Think you've got it all under your belt? Gird yourself for the following. There is more to DDC than the above; there is one other prayer article mention worthy for Chassidim specifically. Though we have halachically 'covered' the basics, Chassidim have added another notch to the belt. As far as Chassidus is concerned, the wearing of decent attire during davening is just skin deep; davening gear runs much deeper than that.

A gartel. It's quite cheap and won't tighten your belt or burn a hole in your pocket. But it makes all the difference to your davening. While Shulchan Aruch (O.C. 91:2) also requires a physical divide at the waistline during davening, this can be equally achieved with a regular belt or even with the waistband of your trousers if they are tight around the body (Mogen Avrohom 91:2).

True, from a halachic point of view, one ought to don a specific designated gartel for prayer. But, this is far from simple. Suffice it to say, accusing a gartless individual of violating Halacha would be out of line and below the belt.

The Chassidic explanation for donning a gartel goes along the following lines: the very thought that a soul garbed in physicality and corporeality would consider entreating the Omnipresent, Omnipotent and Unlimited is inconceivable. As a basic prerequisite to prayer, one must first leave one's own boundaries and free oneself from all existing limitations. While throughout the various stages of davening, one ascends the different rungs on the ladder of spirituality, the sine-qua-non of davening is the act of shtellen zich davenen (getting into davening mode). Gearing up for prayer is represented by the gartel - the classical davening gear (Likutei Sichos II: 358).  

On a final note: Moshiach is described in Tanach (Yeshaya 11:5) as one who possesses the two belts or girdles of justice and faith. "Justice will be the girdle of his thighs and faith the girdle of his loins".  Wearing an extra belt designated for davening, hastens the realisation of the two girdles of Moshiach.

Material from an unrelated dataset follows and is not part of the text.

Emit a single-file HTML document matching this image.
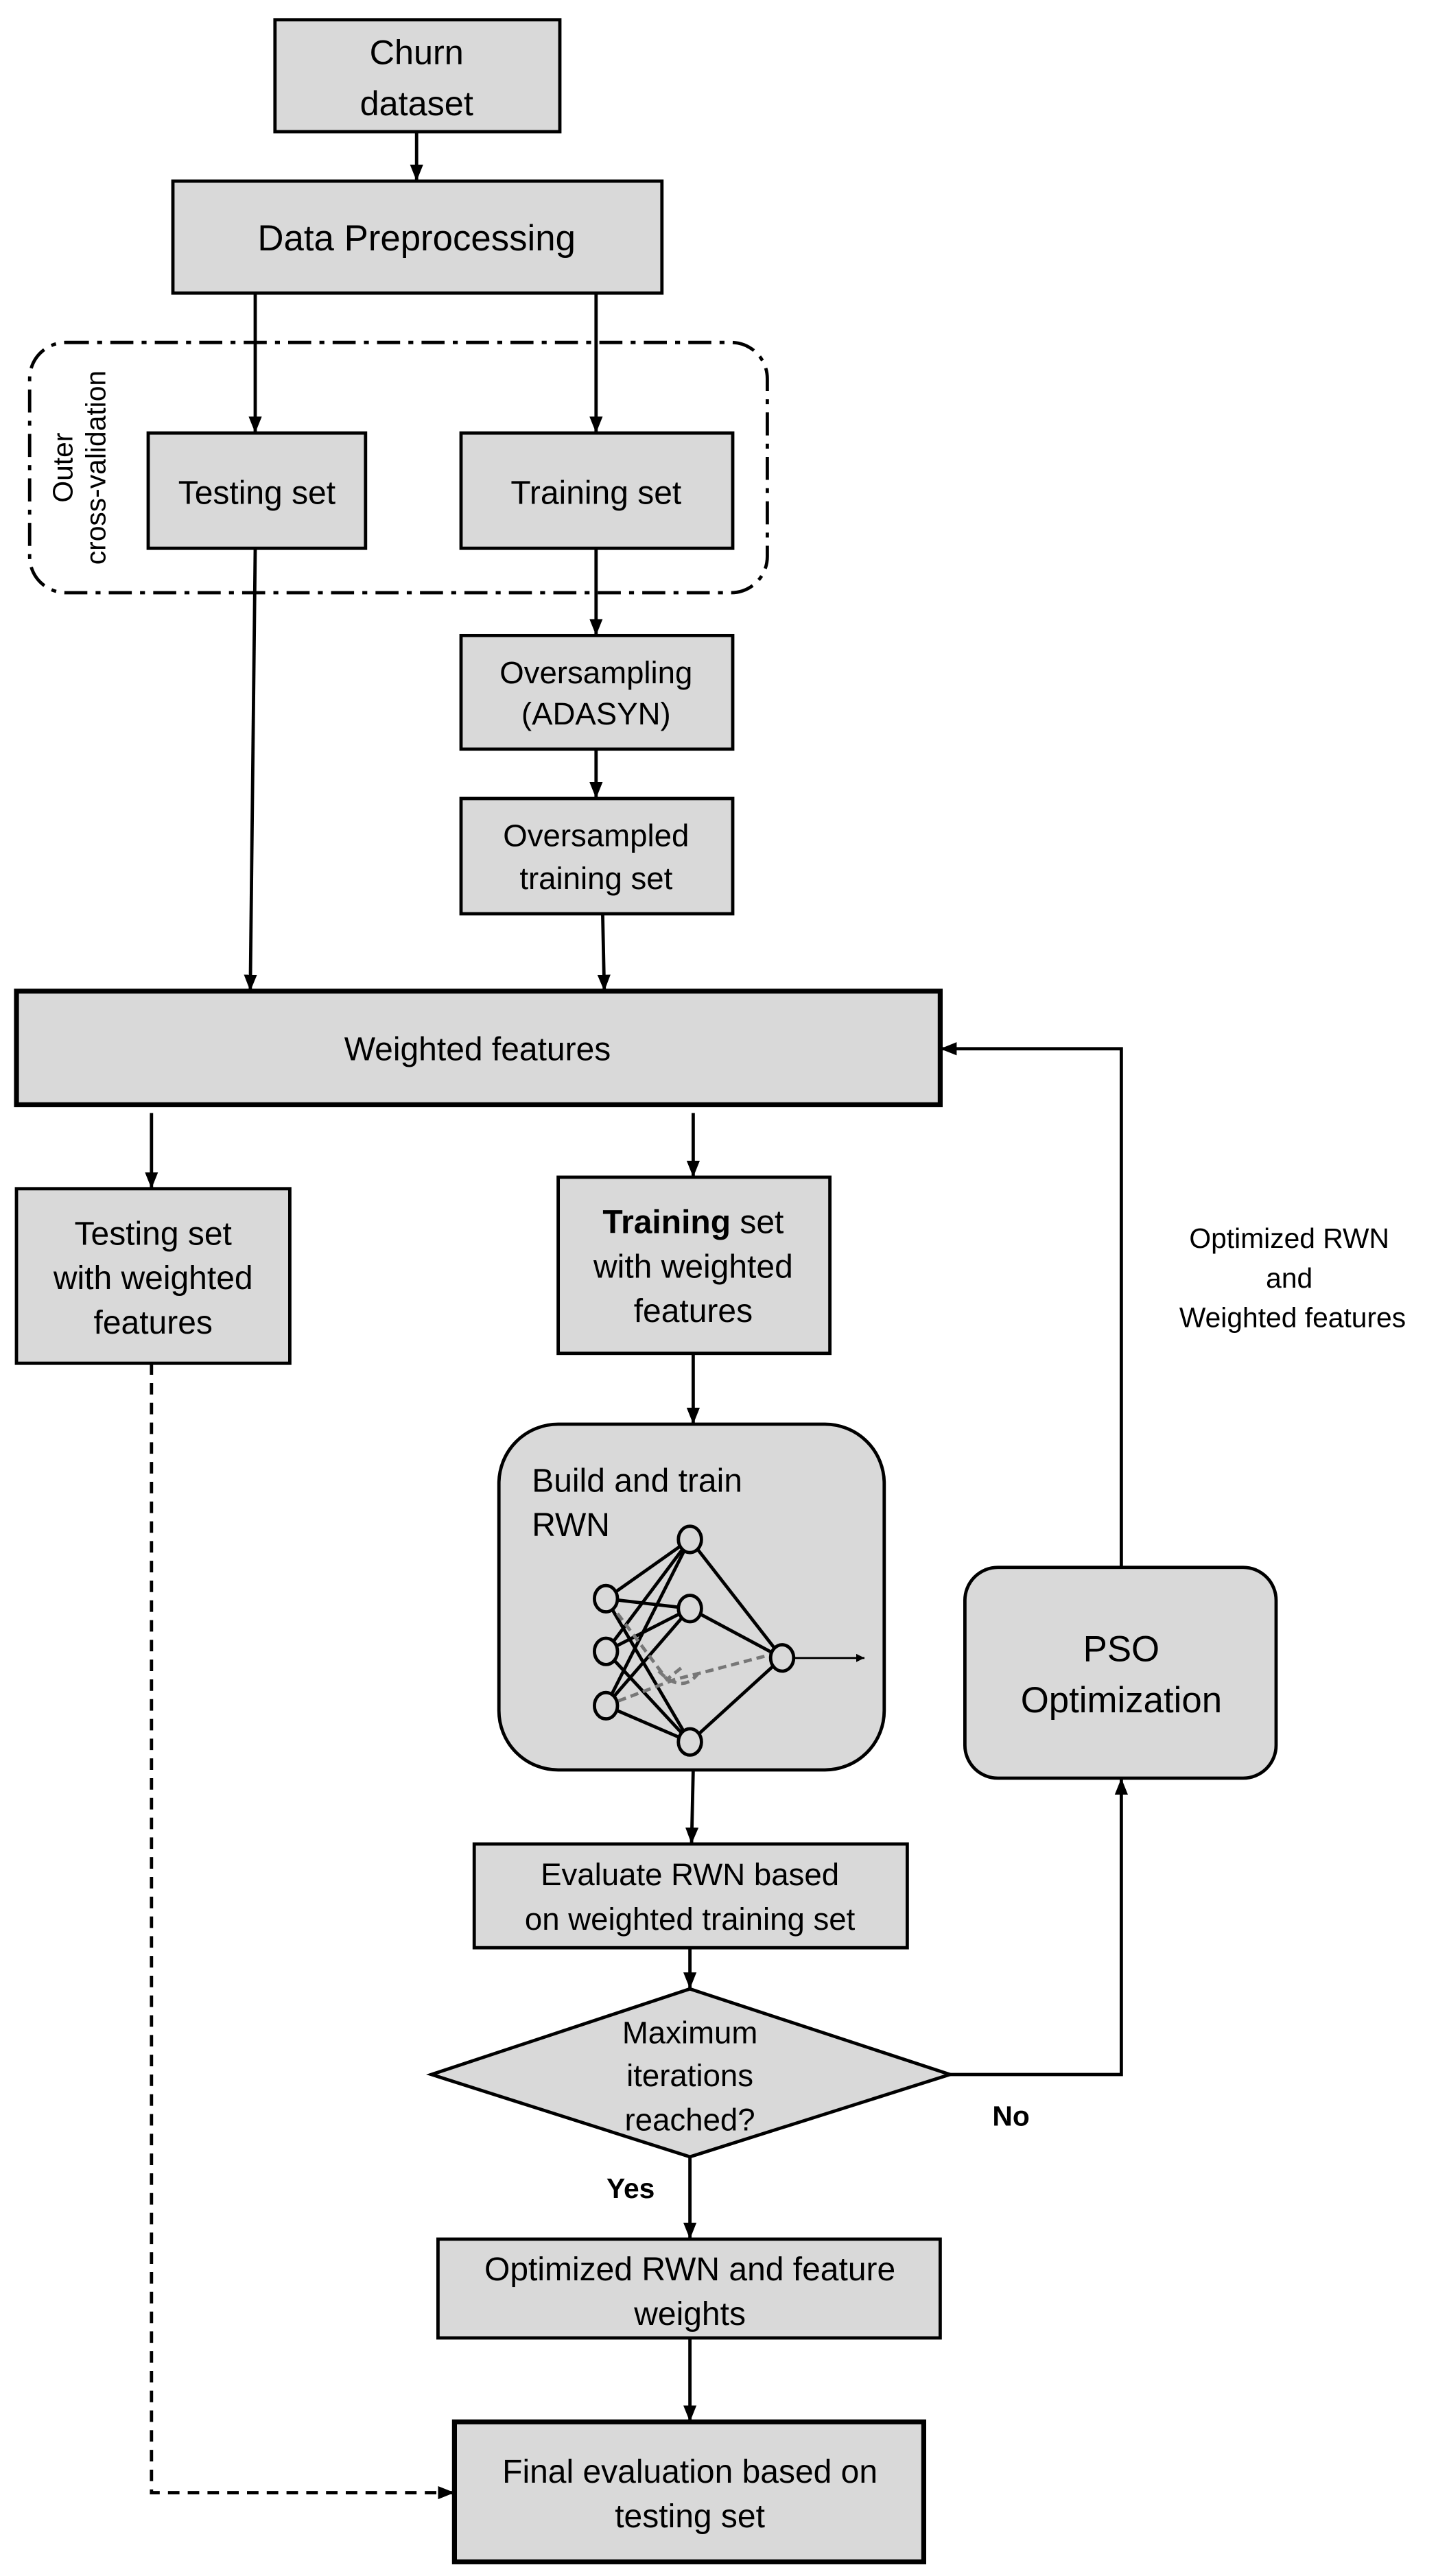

After enduring so many years of wear and tear in this long and bitter Golus, our patience is starting to wear thin. We have been told that we are standing on the threshold of Geulah and that Moshiach's arrival is imminent. We look forward to the fulfillment of the Rebbe's words (Shabbos Bereishis 5751): "May Moshiach come speedily in our days, this very instant, without any delay whatsoever, not even the time needed to tie the gartel or borrow a gartelfrom a friend to be prepared to greet Moshiach Tzidkeinu!"